Queste vallate custodiscono orgogliosamente un piccolo tesoro della gastronomia dei tempi andati: la Pitina, un prodotto carneo, che con regolamento comunitario del 19 giugno 2018 ha ottenuto l’Indicazione Geografica Protetta (IGP). Già dal 2000, la Pitina era stata riconosciuta, tra i primissimi prodotti in Italia, quale Presidio Slow Food. 

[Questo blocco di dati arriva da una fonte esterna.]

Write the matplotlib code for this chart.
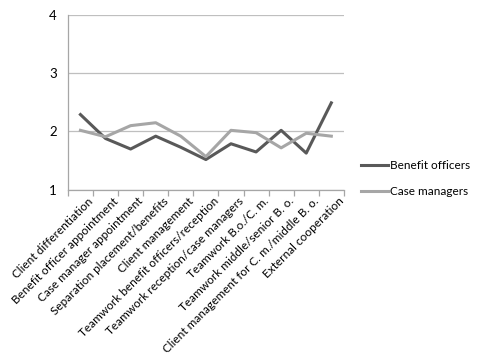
import numpy as np
import matplotlib.pyplot as plt
from matplotlib.transforms import ScaledTranslation

# categories and mean scores
categories = ['Client differentiation', 'Benefit officer appointment',
              'Case manager appointment', 'Separation placement/benefits',
              'Client management', 'Teamwork benefit officers/reception',
              'Teamwork reception/case managers', 'Teamwork B.o./C. m.',
              'Teamwork middle/senior B. o.',
              'Client management for C. m./middle B. o.',
              'External cooperation']
benefit_officers = [2.29, 1.88, 1.70, 1.92, 1.73, 1.52, 1.79, 1.65, 2.02, 1.63, 2.49]
case_managers = [2.02, 1.91, 2.10, 2.15, 1.92, 1.57, 2.02, 1.98, 1.72, 1.97, 1.92]
y_ticks = [1, 2, 3, 4]

plt.rcParams['font.family'] = ['Lato', 'DejaVu Sans']

fig = plt.figure(figsize=(4.85, 3.57), dpi=100)
ax = fig.add_axes([0.140, 0.468, 0.569, 0.491])

x = np.arange(len(categories))
ax.plot(x, benefit_officers, color='#595959', lw=2.2, label='Benefit officers')
ax.plot(x, case_managers, color='#A6A6A6', lw=2.2, label='Case managers')

ax.set_xlim(-0.5, len(categories) - 0.5)
ax.set_ylim(1, 4)
ax.set_yticks(y_ticks)
ax.yaxis.grid(True, color='#BFBFBF', lw=0.9)
ax.set_axisbelow(True)
ax.tick_params(axis='y', length=0, labelsize=9.5, pad=8, colors='#000000')

# category labels between boundary ticks
ax.set_xticks(x)
ax.set_xticklabels(categories, rotation=45, ha='right', rotation_mode='anchor', fontsize=8.5)
ax.tick_params(axis='x', length=0, pad=4)
# nudge labels a little to the right, like the original
for lbl in ax.get_xticklabels():
    lbl.set_transform(lbl.get_transform() + ScaledTranslation(5/72, 0, fig.dpi_scale_trans))
ax.set_xticks(np.arange(len(categories) + 1) - 0.5, minor=True)
ax.tick_params(axis='x', which='minor', length=4, color='#A6A6A6', width=0.9)

for s in ['top', 'right']:
    ax.spines[s].set_visible(False)
ax.spines['left'].set_color('#A6A6A6')
ax.spines['bottom'].set_color('#A6A6A6')
ax.spines['left'].set_linewidth(0.9)
ax.spines['bottom'].set_linewidth(0.9)

ax.legend(loc='center left', bbox_to_anchor=(1.045, 0.066), frameon=False,
          fontsize=8.5, handlelength=2.3, handletextpad=0.15, labelspacing=1.3,
          borderaxespad=0)

fig.savefig('out.png', dpi=100)
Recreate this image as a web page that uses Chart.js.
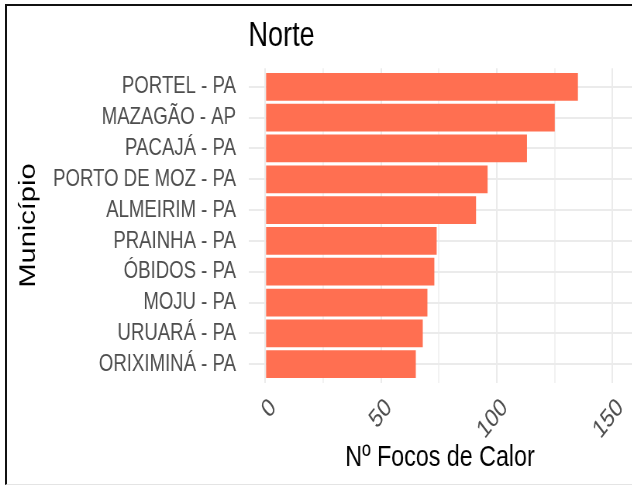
<!DOCTYPE html>
<html>
<head>
<meta charset="utf-8">
<script src="https://cdn.jsdelivr.net/npm/chart.js@4"></script>
<style>
    body { margin: 0; background: #fff; }
    #wrap { position: relative; width: 632px; height: 486px; overflow: hidden; }
    /* la imagen original está comprimida en horizontal: se reproduce con scaleX */
    #squeeze { width: 815px; height: 486px; transform: scaleX(0.775); transform-origin: 0 0; }
    #frame {
        position: absolute; left: 5px; top: 4px; width: 660px; height: 478px;
        border-left: 2px solid #111; border-top: 2px solid #111; border-bottom: 1px solid #e4e4e4;
        pointer-events: none;
    }
</style>
</head>
<body>
<div id="wrap">
    <div id="squeeze"><canvas id="chart" width="815" height="486"></canvas></div>
    <div id="frame"></div>
</div>
<script>
// Datos del gráfico
const municipios = ['PORTEL - PA', 'MAZAGÃO - AP', 'PACAJÁ - PA', 'PORTO DE MOZ - PA', 'ALMEIRIM - PA',
    'PRAINHA - PA', 'ÓBIDOS - PA', 'MOJU - PA', 'URUARÁ - PA', 'ORIXIMINÁ - PA'];
const focos = [135, 125, 113, 96, 91, 74, 73, 70, 68, 65];
const xTicks = [0, 50, 100, 150];
const xMinorTicks = [25, 75, 125];

const fontFamily = "'Liberation Sans', Arial, sans-serif";

const ctx = document.getElementById('chart').getContext('2d');
const chart = new Chart(ctx, {
    type: 'bar',
    data: {
        datasets: [{
            label: 'Nº Focos de Calor',
            data: focos.map((v, i) => ({ x: v, y: i })),
            backgroundColor: '#FF6F51',
            borderWidth: 0,
            barPercentage: 0.9,
            categoryPercentage: 1
        }]
    },
    options: {
        indexAxis: 'y',
        responsive: false,
        animation: false,
        layout: { padding: 0 },
        plugins: {
            legend: { display: false },
            tooltip: { enabled: false },
            title: {
                display: true,
                text: 'Norte',
                align: 'start',
                fullSize: false,
                color: '#000',
                font: { family: fontFamily, size: 35, weight: 'normal' },
                padding: { top: 15.1, bottom: 11.2 }
            }
        },
        scales: {
            x: {
                type: 'linear',
                min: -7.3,
                max: 158.2,
                afterBuildTicks: (scale) => {
                    scale.ticks = [...xTicks, ...xMinorTicks].sort((a, b) => a - b).map(v => ({ value: v }));
                },
                afterFit: (scale) => {
                    scale.height = 103.3;
                    scale.paddingLeft = 0;
                    scale.paddingRight = 0;
                },
                grid: {
                    drawTicks: false,
                    color: (c) => xMinorTicks.includes(c.tick.value) ? '#F2F2F2' : '#EBEBEB',
                    lineWidth: 2
                },
                border: { display: false },
                ticks: {
                    autoSkip: false,
                    minRotation: 45,
                    maxRotation: 45,
                    padding: 10,
                    labelOffset: 10,
                    color: '#4D4D4D',
                    font: { family: fontFamily, size: 26 },
                    callback: (v) => xTicks.includes(v) ? String(v) : ''
                },
                title: {
                    display: true,
                    text: 'Nº Focos de Calor',
                    color: '#000',
                    font: { family: fontFamily, size: 30 },
                    padding: { top: 0, bottom: 10.3 }
                }
            },
            y: {
                type: 'linear',
                reverse: true,
                offset: false,
                min: -0.6,
                max: 9.6,
                afterBuildTicks: (scale) => {
                    scale.ticks = municipios.map((m, i) => ({ value: i }));
                },
                afterFit: (scale) => { scale.width = 320.5; },
                grid: { drawTicks: false, offset: false, color: '#EBEBEB', lineWidth: 2 },
                border: { display: false },
                ticks: {
                    autoSkip: false,
                    padding: 16,
                    color: '#4D4D4D',
                    font: { family: fontFamily, size: 24 },
                    callback: (v) => municipios[v]
                },
                title: {
                    display: true,
                    text: 'Município',
                    color: '#000',
                    font: { family: fontFamily, size: 29 },
                    padding: { top: 20, bottom: 0 }
                }
            }
        }
    }
});
</script>
</body>
</html>
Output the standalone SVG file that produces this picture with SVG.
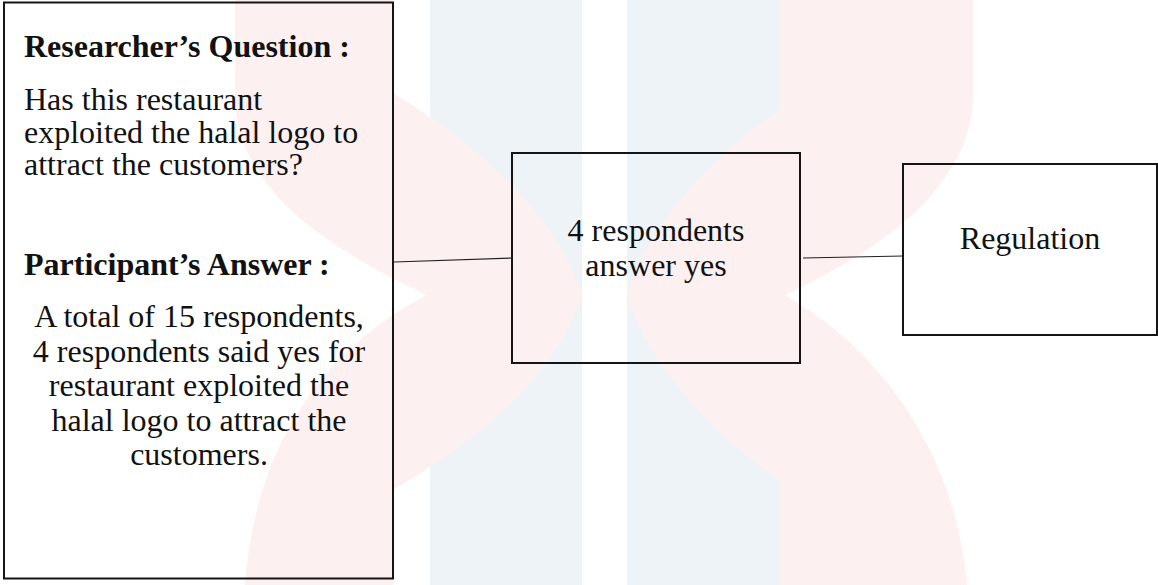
<svg xmlns="http://www.w3.org/2000/svg" width="1158" height="585" viewBox="0 0 1158 585">
  <style>
    .box { fill: none; stroke: #151515; stroke-width: 2; }
    .conn { stroke: #222; stroke-width: 1.2; fill: none; }
    .t { font-family: "Liberation Serif", "Times New Roman", serif; font-size: 32px; fill: #111; }
    .b { font-weight: bold; }
    .c { text-anchor: middle; }
    .pink { fill: #fdf0f0; }
    .blue { fill: #eef3f8; }
  </style>
  <rect width="1158" height="585" fill="#ffffff"/>
  <g id="watermark">
    <rect class="blue" x="430" y="0" width="152" height="585"/>
    <rect class="blue" x="627" y="0" width="153" height="585"/>
    <path class="pink" d="M 235 0 L 393 0 L 393 93 C 470 140, 555 210, 582 295 C 555 380, 470 445, 393 490 L 393 585 L 245 585 C 255 440, 330 345, 427 295 C 330 250, 238 190, 235 100 Z"/>
    <path class="pink" d="M 973 0 L 780 0 L 780 110 C 720 150, 650 220, 627 295 C 650 370, 720 440, 780 480 L 780 585 L 967 585 C 955 450, 880 350, 785 295 C 880 250, 968 190, 973 100 Z"/>
  </g>
  <g id="connectors">
    <line class="conn" x1="394" y1="262" x2="512" y2="258"/>
    <line class="conn" x1="803" y1="258" x2="903" y2="256"/>
  </g>
  <g id="node-question">
    <rect class="box" x="4" y="2.5" width="389" height="576"/>
    <text class="t b" x="24" y="57">Researcher’s Question :</text>
    <text class="t" x="24" y="110">Has this restaurant</text>
    <text class="t" x="24" y="143">exploited the halal logo to</text>
    <text class="t" x="24" y="175">attract the customers?</text>
    <text class="t b" x="24" y="275">Participant’s Answer :</text>
    <text class="t c" x="199" y="327">A total of 15 respondents,</text>
    <text class="t c" x="199" y="362">4 respondents said yes for</text>
    <text class="t c" x="199" y="396">restaurant exploited the</text>
    <text class="t c" x="199" y="431">halal logo to attract the</text>
    <text class="t c" x="199" y="465">customers.</text>
  </g>
  <g id="node-yes">
    <rect class="box" x="512" y="153" width="288" height="210"/>
    <text class="t c" x="656" y="241">4 respondents</text>
    <text class="t c" x="656" y="276">answer yes</text>
  </g>
  <g id="node-regulation">
    <rect class="box" x="903" y="164" width="254" height="171"/>
    <text class="t c" x="1030" y="249">Regulation</text>
  </g>
</svg>
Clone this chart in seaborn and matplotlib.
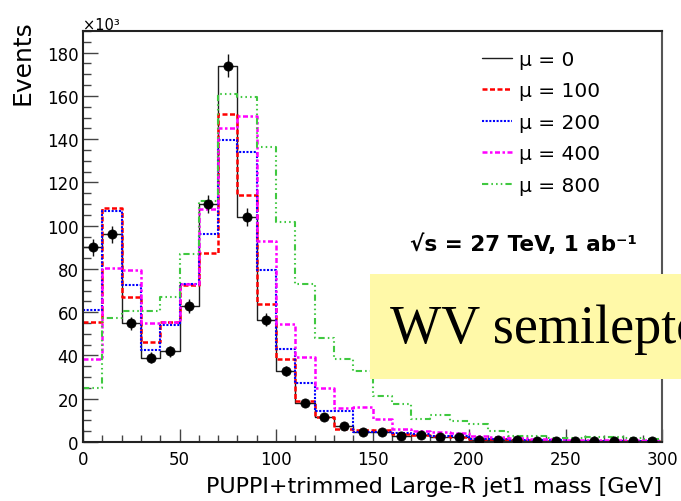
import numpy as np
import pandas as pd
import matplotlib
matplotlib.use("Agg")
import matplotlib.pyplot as plt
import seaborn as sns
from matplotlib.ticker import MultipleLocator
from matplotlib.patches import Rectangle

# Jet mass binning: 30 bins of 10 GeV
bin_edges = np.arange(0, 310, 10)
bin_centers = bin_edges[:-1] + 5

# Events per bin, in units of 10^3
mu0 = [90, 96, 55, 39, 42, 63, 110, 174, 104, 56.5, 33, 18, 11.6, 7.3, 4.6,
       4.6, 3.0, 3.2, 2.1, 2.2, 0.8, 1.0, 0.8, 0.5, 0.5, 0.3, 0.4, 0.4, 0.4, 0.6]
mu0_err = [3.9, 4.0, 3.0, 2.5, 2.6, 3.2, 4.2, 5.2, 4.1, 3.0, 2.3, 1.7, 1.4, 1.1, 0.9,
           0.9, 0.7, 0.7, 0.6, 0.6, 0.4, 0.4, 0.4, 0.3, 0.3, 0.2, 0.3, 0.3, 0.3, 0.3]
mu100 = [55.3, 108.4, 66.9, 46.3, 55.6, 72.8, 87.5, 151.5, 114, 63.8, 38.2, 19.0, 11.6, 6.0, 5.4,
         5.4, 3.6, 3.4, 2.6, 2.4, 1.2, 1.2, 0.9, 0.7, 0.6, 0.5, 0.5, 0.5, 0.4, 0.5]
mu200 = [61.1, 106.7, 72.8, 42.6, 54.0, 73.0, 96.0, 139.6, 134.2, 79.7, 43.2, 27.5, 14.5, 14.5, 4.8,
         4.8, 4.0, 3.8, 3.0, 2.8, 1.6, 1.4, 1.1, 0.9, 0.7, 0.6, 0.6, 0.5, 0.5, 0.5]
mu400 = [38.5, 80.3, 79.7, 55.0, 55.6, 73.0, 107.9, 145.0, 150.8, 92.9, 54.5, 39.5, 25.0, 15.8, 16.0,
         10.8, 5.8, 4.9, 4.5, 4.2, 3.0, 2.5, 1.9, 1.5, 1.2, 1.0, 0.9, 0.8, 0.7, 0.7]
mu800 = [24.8, 57.1, 60.4, 60.4, 66.9, 86.7, 111.3, 161.0, 159.3, 136.5, 101.7, 73.0, 48.3, 38.6, 32.8,
         21.2, 17.5, 10.8, 12.7, 9.6, 8.3, 4.9, 2.9, 3.0, 2.0, 1.8, 2.3, 2.3, 1.8, 1.5]

labels = ["μ = 0", "μ = 100", "μ = 200", "μ = 400", "μ = 800"]
x_ticks = [0, 50, 100, 150, 200, 250, 300]
y_ticks = [0, 20, 40, 60, 80, 100, 120, 140, 160, 180]

sns.set_theme(style="ticks")
plt.rcParams["font.family"] = ["DejaVu Sans"]
plt.rcParams["text.color"] = "black"
plt.rcParams["axes.labelcolor"] = "black"
plt.rcParams["xtick.color"] = "black"
plt.rcParams["ytick.color"] = "black"

W, H = 681, 502
fig = plt.figure(figsize=(W / 100, H / 100), dpi=100)
ax = fig.add_axes([83 / W, 1 - 443 / H, (662 - 83) / W, (443 - 32) / H])

line_styles = [
    dict(color="#1e1e1e", linewidth=1.0, linestyle="-"),
    dict(color="#ff0000", linewidth=1.8, dashes=(2.0, 1.0)),
    dict(color="#0000ff", linewidth=1.5, dashes=(1.0, 0.75)),
    dict(color="#ff00ff", linewidth=1.8, dashes=(2.0, 1.0, 1.0, 1.0)),
    dict(color="#40c840", linewidth=1.5,
         dashes=(3.0, 1.5, 0.75, 1.5, 0.75, 1.5, 0.75, 1.5)),
]
series = [mu0, mu100, mu200, mu400, mu800]

handles = []
for vals, style in zip(series, line_styles):
    kw = dict(style)
    color = kw.pop("color")
    df = pd.DataFrame({"mass": bin_centers, "events": vals})
    sns.histplot(data=df, x="mass", weights="events", binwidth=10,
                 binrange=(bin_edges[0], bin_edges[-1]), element="step",
                 fill=False, color=color, ax=ax, **kw)
    handles.append(ax.lines[-1])

# mu = 0 points with statistical error bars
ax.errorbar(bin_centers, mu0, yerr=mu0_err, fmt="none", ecolor="#111111",
            elinewidth=1.0, capsize=0, zorder=5)
sns.scatterplot(x=bin_centers, y=mu0, color="black", s=44, edgecolor="black",
                linewidth=0.5, ax=ax, zorder=6)

ax.set_xlim(0, 300)
ax.set_ylim(0, 190)
ax.set_xlabel("")
ax.set_ylabel("")
ax.set_xticks(x_ticks)
ax.set_yticks(y_ticks)
ax.xaxis.set_minor_locator(MultipleLocator(10))
ax.yaxis.set_minor_locator(MultipleLocator(5))
ax.tick_params(axis="both", which="both", direction="in", top=False, right=False,
               color="#444444", width=1.0, labelcolor="black")
ax.tick_params(axis="x", which="major", length=9.1, pad=6.0, labelsize=12)
ax.tick_params(axis="x", which="minor", length=4.8)
ax.tick_params(axis="y", which="major", length=11.0, pad=3.2, labelsize=12)
ax.tick_params(axis="y", which="minor", length=5.6)
for name, sp in ax.spines.items():
    sp.set_visible(True)
    sp.set_linewidth(1.5)
    sp.set_color("#222222" if name != "right" else "#555555")

leg = ax.legend(handles, labels, loc="upper left",
                bbox_to_anchor=(482 / W, 1 - 51 / H), bbox_transform=fig.transFigure,
                frameon=False, fontsize=14.5, handlelength=1.49,
                handletextpad=0.35, labelspacing=0.62, borderpad=0, borderaxespad=0)
for t in leg.get_texts():
    t.set_color("black")

fig.text(83 / W, 1 - 30 / H, "×10³", fontsize=10.5, ha="left", va="baseline")
fig.text(23 / W, 1 - 20 / H, "Events", fontsize=18, rotation=90,
         ha="center", va="top")
fig.text(662 / W, 1 - 487 / H, "PUPPI+trimmed Large-R jet1 mass [GeV]",
         fontsize=16, ha="right", va="center")
fig.text(410 / W, 1 - 251 / H, "√s = 27 TeV, 1 ab⁻¹", fontsize=15.5,
         fontweight="bold", ha="left", va="baseline")

# Slide annotation box laid over the plot
fig.add_artist(Rectangle((370 / W, 1 - 380 / H), 0.5, 105 / H,
                         transform=fig.transFigure, facecolor="#fff9a8",
                         edgecolor="none", zorder=2))
fig.text(390 / W, 1 - 343 / H, "WV semileptonic", fontsize=39,
         family="Liberation Serif", color="black", ha="left", va="baseline",
         zorder=3)

fig.savefig("out.png", dpi=100)
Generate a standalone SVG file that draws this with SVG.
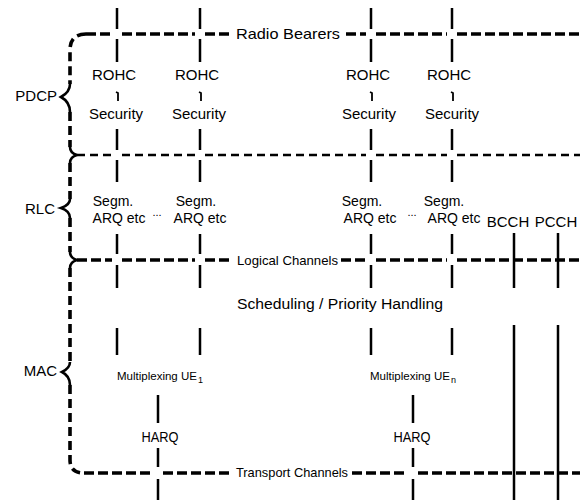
<svg xmlns="http://www.w3.org/2000/svg" width="582" height="500" viewBox="0 0 582 500">
<style>
text{font-family:"Liberation Sans",Arial,sans-serif;fill:#000}
.t15{font-size:15px}
.t14{font-size:14px}
.t13{font-size:13px}
.c{text-anchor:middle}
.e{text-anchor:end}
.v{stroke:#000;stroke-width:2.5;fill:none}
.tk{stroke:#000;stroke-width:1.8;fill:none}
.hb{stroke:#000;stroke-width:3.6;fill:none;stroke-dasharray:10 4}
.hm{stroke:#000;stroke-width:2.6;fill:none;stroke-dasharray:8 5}
.br{stroke:#000;stroke-width:3.6;fill:none;stroke-dasharray:9 5}
.bs{stroke:#000;stroke-width:2.6;fill:none}
</style>
<rect width="582" height="500" fill="#fff"/>
<g id="connectors">
  <path class="br" d="M86,34 Q70,34 70,50 L70,84"/>
  <path class="bs" d="M70,84 Q70,92 61,97 Q70,102 70,112"/>
  <path class="br" d="M70,112 L70,147"/>
  <path class="bs" d="M70,147 Q70,153 77,155 M77,155 Q70,157 70,163"/>
  <path class="br" d="M70,163 L70,199"/>
  <path class="bs" d="M70,199 Q70,205 61,208 Q70,211 70,218"/>
  <path class="br" d="M70,218 L70,252"/>
  <path class="bs" d="M70,252 Q70,258 77,260 M77,260 Q70,262 70,268"/>
  <path class="br" d="M70,268 L70,362"/>
  <path class="bs" d="M70,362 Q70,368 62,372 Q70,376 70,385"/>
  <path class="br" d="M70,385 L70,460 Q70,473 84,473"/>
  <path class="hb" d="M86,34 H112 M122,34 H195 M205,34 H231 M346,34 H366 M376,34 H447 M457,34 H580"/>
  <path class="hm" d="M77,155 H112 M122,155 H195 M205,155 H366 M376,155 H447 M457,155 H580"/>
  <path class="hb" d="M77,260 H112 M122,260 H195 M205,260 H233 M341,260 H366 M376,260 H447 M457,260 H580"/>
  <path class="hb" d="M84,473 H153 M163,473 H231 M352,473 H408 M418,473 H580"/>
  <path class="v" d="M117,8 V29 M117,39 V62 M117,129 V150 M117,160 V182 M117,234 V254 M117,265 V288 M117,328 V355"/>
  <path class="v" d="M200,8 V29 M200,39 V62 M200,129 V150 M200,160 V182 M200,234 V254 M200,265 V288 M200,328 V355"/>
  <path class="v" d="M371,8 V29 M371,39 V62 M371,129 V150 M371,160 V182 M371,234 V254 M371,265 V288 M371,328 V355"/>
  <path class="v" d="M452,8 V29 M452,39 V62 M452,129 V150 M452,160 V182 M452,234 V254 M452,265 V288 M452,328 V355"/>
  <path class="tk" d="M116,92 L118,93 V101 M199,92 L201,93 V101 M370,92 L372,93 V101 M451,92 L453,93 V101"/>
  <path class="v" d="M158,395 V423 M158,448 V467 M158,479 V500"/>
  <path class="v" d="M413,395 V423 M413,448 V467 M413,479 V500"/>
  <path class="v" d="M514,233 V288 M514,325 V500"/>
  <path class="v" d="M558,233 V288 M558,325 V500"/>
</g>
<g id="label-radio-bearers"><text class="t15" x="236" y="39" textLength="104" lengthAdjust="spacingAndGlyphs">Radio Bearers</text></g>
<g id="label-pdcp"><text class="t15 e" x="57" y="101">PDCP</text></g>
<g id="label-rlc"><text class="t15 e" x="55" y="214">RLC</text></g>
<g id="label-mac"><text class="t15 e" x="57" y="376">MAC</text></g>
<g id="rohc-1"><text class="t15 c" x="114" y="80">ROHC</text></g>
<g id="rohc-2"><text class="t15 c" x="197" y="80">ROHC</text></g>
<g id="rohc-3"><text class="t15 c" x="368" y="80">ROHC</text></g>
<g id="rohc-4"><text class="t15 c" x="449" y="80">ROHC</text></g>
<g id="security-1"><text class="t15 c" x="116" y="119">Security</text></g>
<g id="security-2"><text class="t15 c" x="199" y="119">Security</text></g>
<g id="security-3"><text class="t15 c" x="369" y="119">Security</text></g>
<g id="security-4"><text class="t15 c" x="452" y="119">Security</text></g>
<g id="segm-1"><text class="t14 c" x="113" y="206">Segm.</text><text class="t14 c" x="119" y="223">ARQ etc</text></g>
<g id="segm-2"><text class="t14 c" x="196" y="206">Segm.</text><text class="t14 c" x="200" y="223">ARQ etc</text></g>
<g id="segm-3"><text class="t14 c" x="362" y="206">Segm.</text><text class="t14 c" x="370" y="223">ARQ etc</text></g>
<g id="segm-4"><text class="t14 c" x="444" y="206">Segm.</text><text class="t14 c" x="454" y="223">ARQ etc</text></g>
<g id="dots-1"><text class="c" x="157" y="216" font-size="11">...</text></g>
<g id="dots-2"><text class="c" x="412" y="216" font-size="11">...</text></g>
<g id="bcch"><text class="t15 c" x="508" y="227">BCCH</text></g>
<g id="pcch"><text class="t15 c" x="556" y="227">PCCH</text></g>
<g id="label-logical"><text class="t13" x="237" y="265" textLength="101" lengthAdjust="spacingAndGlyphs">Logical Channels</text></g>
<g id="scheduling"><text x="237" y="309" font-size="15.5" textLength="206" lengthAdjust="spacingAndGlyphs">Scheduling / Priority Handling</text></g>
<g id="mux-1"><text x="117" y="380" font-size="11.5">Multiplexing UE</text><text x="198" y="383" font-size="9">1</text></g>
<g id="mux-n"><text x="370" y="380" font-size="11.5">Multiplexing UE</text><text x="451" y="383" font-size="9">n</text></g>
<g id="harq-1"><text class="t14 c" x="160" y="442" textLength="37" lengthAdjust="spacingAndGlyphs">HARQ</text></g>
<g id="harq-n"><text class="t14 c" x="412" y="442" textLength="37" lengthAdjust="spacingAndGlyphs">HARQ</text></g>
<g id="label-transport"><text class="t13" x="236" y="477" textLength="112" lengthAdjust="spacingAndGlyphs">Transport Channels</text></g>
</svg>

È fatta di carne magra di selvaggina (un tempo; oggi, più spesso di capra o pecora) tritata e impastata con una concia di sale, pepe, finocchio selvatico o altre erbe, pressata a forma, appunto, di polpetta, passata nella farina di mais (quella da polenta) e quindi fatta affumicare, un tempo nel camino di casa (il fogher o fogolar), oggi in appositi affumicatoi dove rimangono per tre o quattro giorni.
Le “pitine” costituivano un tempo la “riserva” di carne, un modo per far durare anche per mesi la fortuna di un colpo di fucile ben assestato (spesso la materia prima proveniva dalla caccia di frodo) o la disgrazia di una bestia - capra o pecora - che bisognava macellare dopo che si era ferita cadendo da un dirupo.
Oggi la Pitina è una squisitezza ricercata dai buongustai: consumata cruda, affettata sottile o cotta nel tradizionale piatto, che la vede accompagnata dall’immancabile polenta.